Asset classes
October 25, 2023
With real yields at their highest levels in 15 years, bonds today can offer more significant value in total returns to a portfolio. And bond yields aren’t likely to revert to the low levels of recent history—we expect they will remain higher for longer.
Vanguard Active Fixed Income Perspectives is our in-depth quarterly commentary on the bond markets, with sector-by-sector analysis and a summary of how those views affect Vanguard’s actively managed bond funds.
The Bloomberg Aggregate U.S. Bond Index returned –3.23% for the third quarter as investors readjusted their expectations for interest rates. Intermediate- and long-term yields rose the most.
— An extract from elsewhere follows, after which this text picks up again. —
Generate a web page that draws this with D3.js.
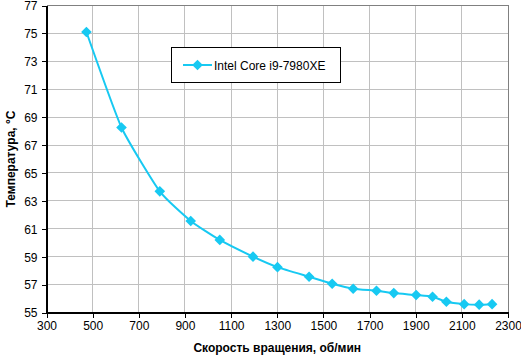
<!DOCTYPE html>
<html><head><meta charset="utf-8">
<script src="https://cdn.jsdelivr.net/npm/d3@7"></script>
<style>body{margin:0;background:#fff}svg{display:block}text{font-family:"Liberation Sans",Arial,sans-serif}</style>
</head><body><svg id="c" width="521" height="355"></svg>
<script>
const rpm = [473, 625, 791, 925, 1051, 1195, 1301, 1438, 1538, 1629, 1730, 1805, 1902, 1973, 2033, 2110, 2175, 2231];
const temp = [75.1, 68.26, 63.68, 61.56, 60.2, 59.0, 58.25, 57.56, 57.06, 56.7, 56.56, 56.39, 56.25, 56.13, 55.77, 55.6, 55.56, 55.6];
const xTicks = [300, 500, 700, 900, 1100, 1300, 1500, 1700, 1900, 2100, 2300];
const yTicks = [55, 57, 59, 61, 63, 65, 67, 69, 71, 73, 75, 77];
const seriesName = "Intel Core i9-7980XE";
const xTitle = "Скорость вращения, об/мин";
const yTitle = "Температура, °C";

const svg = d3.select("#c");
const L = 46.5, R = 508, T = 5.5, B = 312.5;
const x = d3.scaleLinear().domain([300, 2300]).range([L, R]);
const y = d3.scaleLinear().domain([55, 77]).range([B, T]);
const color = "#17C9F2";

// gridlines
svg.append("g").selectAll("line.v").data(xTicks.slice(1, -1)).join("line")
  .attr("x1", d => x(d)).attr("x2", d => x(d)).attr("y1", T).attr("y2", B)
  .attr("stroke", "#c0c0c0").attr("stroke-width", 1).attr("shape-rendering", "crispEdges");
svg.append("g").selectAll("line.h").data(yTicks.slice(1, -1)).join("line")
  .attr("y1", d => y(d)).attr("y2", d => y(d)).attr("x1", L).attr("x2", R)
  .attr("stroke", "#c0c0c0").attr("stroke-width", 1).attr("shape-rendering", "crispEdges");
// top/right border
svg.append("path").attr("d", `M${L},${T}H${R}V${B}`).attr("fill", "none")
  .attr("stroke", "#808080").attr("shape-rendering", "crispEdges");

// axes
const xa = svg.append("g").attr("transform", `translate(0,${B})`)
  .call(d3.axisBottom(x).tickValues(xTicks).tickFormat(d3.format("d")).tickSize(5).tickSizeOuter(0).tickPadding(4));
const ya = svg.append("g").attr("transform", `translate(${L},0)`)
  .call(d3.axisLeft(y).tickValues(yTicks).tickFormat(d3.format("d")).tickSize(5).tickSizeOuter(0).tickPadding(4));
[xa, ya].forEach(a => {
  a.selectAll("path,line").attr("stroke", "#000").attr("shape-rendering", "crispEdges");
  a.selectAll("text").attr("font-size", 12).attr("fill", "#000")
   .attr("font-family", '"Liberation Sans",Arial,sans-serif');
});
ya.selectAll("text").attr("dy", "0.36em");
xa.select(".domain").attr("stroke-width", 1.5);
ya.select(".domain").attr("stroke-width", 1.5);

// line
const data = rpm.map((r, i) => [r, temp[i]]);
svg.append("path").datum(data)
  .attr("d", d3.line().x(d => x(d[0])).y(d => y(d[1])).curve(d3.curveCardinal.tension(0.5)))
  .attr("fill", "none").attr("stroke", color).attr("stroke-width", 2);
const diamond = d3.symbol().type(d3.symbolDiamond2).size(72);
svg.append("g").selectAll("path").data(data).join("path")
  .attr("d", diamond).attr("transform", d => `translate(${x(d[0])},${y(d[1])})`)
  .attr("fill", color);

// legend
svg.append("rect").attr("x", 171.5).attr("y", 47.5).attr("width", 169).attr("height", 35)
  .attr("fill", "#fff").attr("stroke", "#000");
svg.append("line").attr("x1", 183).attr("x2", 212).attr("y1", 65).attr("y2", 65)
  .attr("stroke", color).attr("stroke-width", 2);
svg.append("path").attr("d", diamond).attr("transform", "translate(197.5,65)").attr("fill", color);
svg.append("text").attr("x", 214).attr("y", 69.5).attr("font-size", 12).text(seriesName);

// titles
svg.append("text").attr("x", (L + R) / 2).attr("y", 352).attr("text-anchor", "middle")
  .attr("font-size", 12).attr("font-weight", "bold").text(xTitle);
svg.append("text").attr("transform", `translate(15,${(T + B) / 2}) rotate(-90)`)
  .attr("text-anchor", "middle").attr("font-size", 12).attr("font-weight", "bold").text(yTitle);
</script></body></html>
The yield on the U.S. 10-year Treasury broke above 4.50% for the first time since 2007. Credit spreads remained tight.
Much depends on the numbers for both the economy and inflation. We don’t buy into the most dire or most optimistic forecasts for either. We believe the Federal Reserve is at or near the end of its hiking cycle and is unlikely to cut rates before mid-2024.
Our theme of “higher for longer” interest rates remains intact. High-quality investment-grade corporates look the most attractive among the options in credit right now. Tax-exempt municipal bonds offer the most compelling tax-equivalent yields at longer maturities.
Note: Investments in bonds are subject to interest rate, credit, and inflation risk.